Below is a listing; write it out exactly and drop any images from it.

▬▬▬

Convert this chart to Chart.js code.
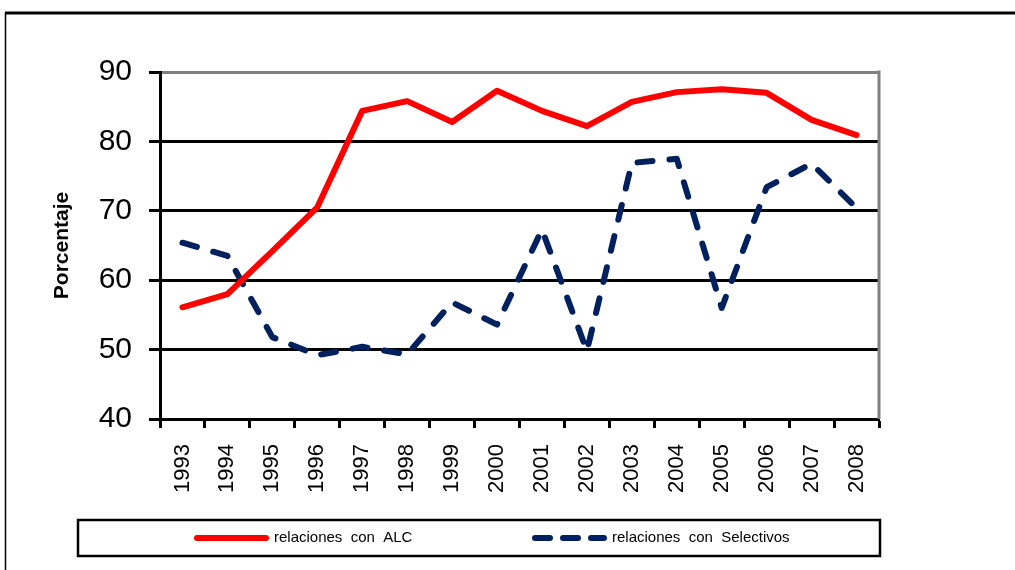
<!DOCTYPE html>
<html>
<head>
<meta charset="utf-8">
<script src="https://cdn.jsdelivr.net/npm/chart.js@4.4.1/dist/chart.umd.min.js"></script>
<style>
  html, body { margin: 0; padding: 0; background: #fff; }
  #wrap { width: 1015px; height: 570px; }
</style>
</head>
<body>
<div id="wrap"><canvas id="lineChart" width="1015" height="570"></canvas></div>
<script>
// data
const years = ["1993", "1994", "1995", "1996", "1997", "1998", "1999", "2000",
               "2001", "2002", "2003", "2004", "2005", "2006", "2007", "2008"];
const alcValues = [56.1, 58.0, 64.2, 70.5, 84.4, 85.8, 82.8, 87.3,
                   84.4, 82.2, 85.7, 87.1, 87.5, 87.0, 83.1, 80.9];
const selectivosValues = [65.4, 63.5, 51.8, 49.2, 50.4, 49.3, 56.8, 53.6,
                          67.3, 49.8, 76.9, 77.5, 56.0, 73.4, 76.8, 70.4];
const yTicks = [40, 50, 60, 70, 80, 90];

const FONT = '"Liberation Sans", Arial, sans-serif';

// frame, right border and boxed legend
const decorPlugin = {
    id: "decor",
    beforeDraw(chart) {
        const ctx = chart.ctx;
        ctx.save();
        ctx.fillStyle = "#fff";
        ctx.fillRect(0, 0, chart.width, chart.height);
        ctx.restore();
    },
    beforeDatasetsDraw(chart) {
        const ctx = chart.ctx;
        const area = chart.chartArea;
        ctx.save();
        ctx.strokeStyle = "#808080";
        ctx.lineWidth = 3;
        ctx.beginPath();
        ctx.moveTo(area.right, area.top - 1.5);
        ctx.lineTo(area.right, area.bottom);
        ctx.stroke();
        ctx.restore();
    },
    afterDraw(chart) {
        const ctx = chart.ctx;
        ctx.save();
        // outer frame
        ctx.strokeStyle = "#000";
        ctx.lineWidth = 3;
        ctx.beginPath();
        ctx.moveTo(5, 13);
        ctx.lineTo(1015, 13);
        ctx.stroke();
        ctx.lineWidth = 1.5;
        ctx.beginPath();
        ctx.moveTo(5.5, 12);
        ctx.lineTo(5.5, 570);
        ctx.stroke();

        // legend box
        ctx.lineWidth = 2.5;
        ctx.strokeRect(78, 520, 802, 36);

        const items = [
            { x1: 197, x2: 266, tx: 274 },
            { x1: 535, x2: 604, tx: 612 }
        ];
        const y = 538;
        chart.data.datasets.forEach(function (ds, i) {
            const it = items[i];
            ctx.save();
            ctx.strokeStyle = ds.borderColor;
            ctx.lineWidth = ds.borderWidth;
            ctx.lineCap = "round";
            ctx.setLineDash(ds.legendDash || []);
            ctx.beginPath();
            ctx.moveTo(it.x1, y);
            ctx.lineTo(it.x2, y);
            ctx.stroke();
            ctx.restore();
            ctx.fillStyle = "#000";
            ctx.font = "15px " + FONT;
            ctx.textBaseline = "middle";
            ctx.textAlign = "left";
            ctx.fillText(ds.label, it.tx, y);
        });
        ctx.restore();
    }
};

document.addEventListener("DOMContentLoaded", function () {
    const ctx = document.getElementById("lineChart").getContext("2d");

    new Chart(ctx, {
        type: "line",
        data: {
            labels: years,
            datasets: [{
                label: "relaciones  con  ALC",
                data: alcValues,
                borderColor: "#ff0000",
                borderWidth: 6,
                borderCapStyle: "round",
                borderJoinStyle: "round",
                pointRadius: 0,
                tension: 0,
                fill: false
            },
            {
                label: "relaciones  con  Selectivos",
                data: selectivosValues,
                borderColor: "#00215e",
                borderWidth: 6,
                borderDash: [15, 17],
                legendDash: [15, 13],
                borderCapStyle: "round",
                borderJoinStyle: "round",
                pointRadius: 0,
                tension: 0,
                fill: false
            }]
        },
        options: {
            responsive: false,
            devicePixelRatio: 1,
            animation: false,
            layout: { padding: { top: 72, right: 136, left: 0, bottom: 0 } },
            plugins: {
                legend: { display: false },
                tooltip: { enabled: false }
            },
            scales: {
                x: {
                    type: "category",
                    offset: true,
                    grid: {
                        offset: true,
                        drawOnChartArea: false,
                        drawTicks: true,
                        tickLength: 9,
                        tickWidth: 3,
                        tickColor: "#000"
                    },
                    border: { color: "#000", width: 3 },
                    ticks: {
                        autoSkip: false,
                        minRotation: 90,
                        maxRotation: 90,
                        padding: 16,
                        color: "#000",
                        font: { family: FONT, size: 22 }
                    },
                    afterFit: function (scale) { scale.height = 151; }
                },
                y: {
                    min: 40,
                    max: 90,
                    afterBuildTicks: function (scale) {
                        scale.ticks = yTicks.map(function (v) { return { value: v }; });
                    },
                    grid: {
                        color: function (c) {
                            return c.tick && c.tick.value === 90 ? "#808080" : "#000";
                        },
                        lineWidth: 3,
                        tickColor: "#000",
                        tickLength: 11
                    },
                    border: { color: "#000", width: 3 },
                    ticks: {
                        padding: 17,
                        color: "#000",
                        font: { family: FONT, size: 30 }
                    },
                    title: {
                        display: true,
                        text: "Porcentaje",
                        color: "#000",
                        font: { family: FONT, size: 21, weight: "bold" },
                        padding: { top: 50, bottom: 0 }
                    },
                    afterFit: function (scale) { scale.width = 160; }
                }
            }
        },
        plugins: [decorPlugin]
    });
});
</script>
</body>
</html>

▬▬▬

Answer to this problem
Convert this chart to Chart.js code.
<!DOCTYPE html>
<html>
<head>
<meta charset="utf-8">
<script src="https://cdn.jsdelivr.net/npm/chart.js@4.4.1/dist/chart.umd.min.js"></script>
<style>
  html, body { margin: 0; padding: 0; background: #fff; }
  #wrap { width: 1015px; height: 570px; }
</style>
</head>
<body>
<div id="wrap"><canvas id="lineChart" width="1015" height="570"></canvas></div>
<script>
// data
const years = ["1993", "1994", "1995", "1996", "1997", "1998", "1999", "2000",
               "2001", "2002", "2003", "2004", "2005", "2006", "2007", "2008"];
const alcValues = [56.1, 58.0, 64.2, 70.5, 84.4, 85.8, 82.8, 87.3,
                   84.4, 82.2, 85.7, 87.1, 87.5, 87.0, 83.1, 80.9];
const selectivosValues = [65.4, 63.5, 51.8, 49.2, 50.4, 49.3, 56.8, 53.6,
                          67.3, 49.8, 76.9, 77.5, 56.0, 73.4, 76.8, 70.4];
const yTicks = [40, 50, 60, 70, 80, 90];

const FONT = '"Liberation Sans", Arial, sans-serif';

// frame, right border and boxed legend
const decorPlugin = {
    id: "decor",
    beforeDraw(chart) {
        const ctx = chart.ctx;
        ctx.save();
        ctx.fillStyle = "#fff";
        ctx.fillRect(0, 0, chart.width, chart.height);
        ctx.restore();
    },
    beforeDatasetsDraw(chart) {
        const ctx = chart.ctx;
        const area = chart.chartArea;
        ctx.save();
        ctx.strokeStyle = "#808080";
        ctx.lineWidth = 3;
        ctx.beginPath();
        ctx.moveTo(area.right, area.top - 1.5);
        ctx.lineTo(area.right, area.bottom);
        ctx.stroke();
        ctx.restore();
    },
    afterDraw(chart) {
        const ctx = chart.ctx;
        ctx.save();
        // outer frame
        ctx.strokeStyle = "#000";
        ctx.lineWidth = 3;
        ctx.beginPath();
        ctx.moveTo(5, 13);
        ctx.lineTo(1015, 13);
        ctx.stroke();
        ctx.lineWidth = 1.5;
        ctx.beginPath();
        ctx.moveTo(5.5, 12);
        ctx.lineTo(5.5, 570);
        ctx.stroke();

        // legend box
        ctx.lineWidth = 2.5;
        ctx.strokeRect(78, 520, 802, 36);

        const items = [
            { x1: 197, x2: 266, tx: 274 },
            { x1: 535, x2: 604, tx: 612 }
        ];
        const y = 538;
        chart.data.datasets.forEach(function (ds, i) {
            const it = items[i];
            ctx.save();
            ctx.strokeStyle = ds.borderColor;
            ctx.lineWidth = ds.borderWidth;
            ctx.lineCap = "round";
            ctx.setLineDash(ds.legendDash || []);
            ctx.beginPath();
            ctx.moveTo(it.x1, y);
            ctx.lineTo(it.x2, y);
            ctx.stroke();
            ctx.restore();
            ctx.fillStyle = "#000";
            ctx.font = "15px " + FONT;
            ctx.textBaseline = "middle";
            ctx.textAlign = "left";
            ctx.fillText(ds.label, it.tx, y);
        });
        ctx.restore();
    }
};

document.addEventListener("DOMContentLoaded", function () {
    const ctx = document.getElementById("lineChart").getContext("2d");

    new Chart(ctx, {
        type: "line",
        data: {
            labels: years,
            datasets: [{
                label: "relaciones  con  ALC",
                data: alcValues,
                borderColor: "#ff0000",
                borderWidth: 6,
                borderCapStyle: "round",
                borderJoinStyle: "round",
                pointRadius: 0,
                tension: 0,
                fill: false
            },
            {
                label: "relaciones  con  Selectivos",
                data: selectivosValues,
                borderColor: "#00215e",
                borderWidth: 6,
                borderDash: [15, 17],
                legendDash: [15, 13],
                borderCapStyle: "round",
                borderJoinStyle: "round",
                pointRadius: 0,
                tension: 0,
                fill: false
            }]
        },
        options: {
            responsive: false,
            devicePixelRatio: 1,
            animation: false,
            layout: { padding: { top: 72, right: 136, left: 0, bottom: 0 } },
            plugins: {
                legend: { display: false },
                tooltip: { enabled: false }
            },
            scales: {
                x: {
                    type: "category",
                    offset: true,
                    grid: {
                        offset: true,
                        drawOnChartArea: false,
                        drawTicks: true,
                        tickLength: 9,
                        tickWidth: 3,
                        tickColor: "#000"
                    },
                    border: { color: "#000", width: 3 },
                    ticks: {
                        autoSkip: false,
                        minRotation: 90,
                        maxRotation: 90,
                        padding: 16,
                        color: "#000",
                        font: { family: FONT, size: 22 }
                    },
                    afterFit: function (scale) { scale.height = 151; }
                },
                y: {
                    min: 40,
                    max: 90,
                    afterBuildTicks: function (scale) {
                        scale.ticks = yTicks.map(function (v) { return { value: v }; });
                    },
                    grid: {
                        color: function (c) {
                            return c.tick && c.tick.value === 90 ? "#808080" : "#000";
                        },
                        lineWidth: 3,
                        tickColor: "#000",
                        tickLength: 11
                    },
                    border: { color: "#000", width: 3 },
                    ticks: {
                        padding: 17,
                        color: "#000",
                        font: { family: FONT, size: 30 }
                    },
                    title: {
                        display: true,
                        text: "Porcentaje",
                        color: "#000",
                        font: { family: FONT, size: 21, weight: "bold" },
                        padding: { top: 50, bottom: 0 }
                    },
                    afterFit: function (scale) { scale.width = 160; }
                }
            }
        },
        plugins: [decorPlugin]
    });
});
</script>
</body>
</html>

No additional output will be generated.